Here’s my director perspective: tools should support human judgment, not replace it. At my company, we use technology for resume parsing and basic qualifications checking (does the candidate have the required certifications? Required years of experience?). That’s it. Everything else – evaluating potential, assessing fit, making trade-offs – requires human judgment.

Why? Because hiring is about potential and context, not just pattern matching. An algorithm can’t evaluate:

  • How someone’s non-traditional path might bring unique problem-solving approaches
  • Whether someone’s lower GPA was because they worked full-time through college
  • How someone’s experience at a lesser-known company taught them skills our team needs
  • Whether someone’s communication style is different but equally effective

These contextual factors are where diverse hiring happens.
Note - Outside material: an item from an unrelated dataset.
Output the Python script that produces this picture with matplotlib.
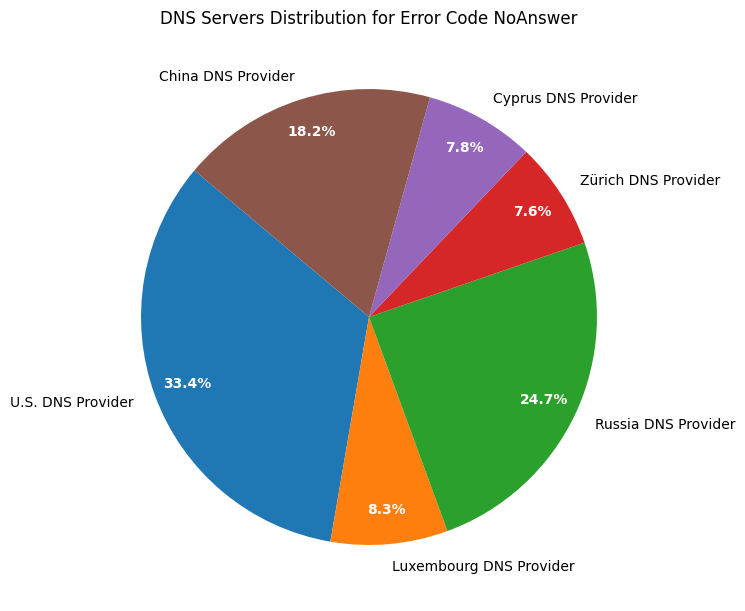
import matplotlib
matplotlib.use("Agg")
import matplotlib.pyplot as plt

# DNS provider shares for error code NoAnswer
providers = ['U.S. DNS Provider', 'Luxembourg DNS Provider', 'Russia DNS Provider',
             'Zürich DNS Provider', 'Cyprus DNS Provider', 'China DNS Provider']
shares = [33.4, 8.3, 24.7, 7.6, 7.8, 18.2]

fig = plt.figure(figsize=(7.45, 6.11), dpi=100)
ax = fig.add_axes([0.1128, 0.0147, 0.765, 0.933])

wedges, texts, autotexts = ax.pie(shares, labels=providers, autopct='%1.1f%%',
                                  startangle=140, pctdistance=0.85)
for t in autotexts:
    t.set_color('white')
    t.set_fontweight('bold')

ax.set_title('DNS Servers Distribution for Error Code NoAnswer', fontsize=12, pad=6)
ax.set_xlim(-1.25, 1.25)
ax.set_ylim(-1.25, 1.25)

fig.savefig('out.png', dpi=100)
When you automate away human judgment, you automate away the ability to see beyond traditional patterns.

My advice to anyone building or buying hiring AI:

1. Never use it for filtering. Use it for organizing. Let humans make the inclusion/exclusion decisions.

2. If you must automate decisions, have diverse humans review a sample of filtered-out candidates. If they find qualified people the algorithm rejected, your tool is broken.

3. Ask: why are we automating this decision? If the answer is “to save time,” consider whether you’re shortcutting the most important decision you make as an organization. Hiring is worth doing slowly and carefully.

4. Implement structured interviews and diverse panels instead. These are proven to reduce bias AND they scale reasonably well.

Priya, I’m glad you caught this before wide deployment. But it makes me wonder how many companies are using similar tools right now without knowing they’re filtering out qualified diverse candidates. That’s a systemic problem that needs regulatory attention.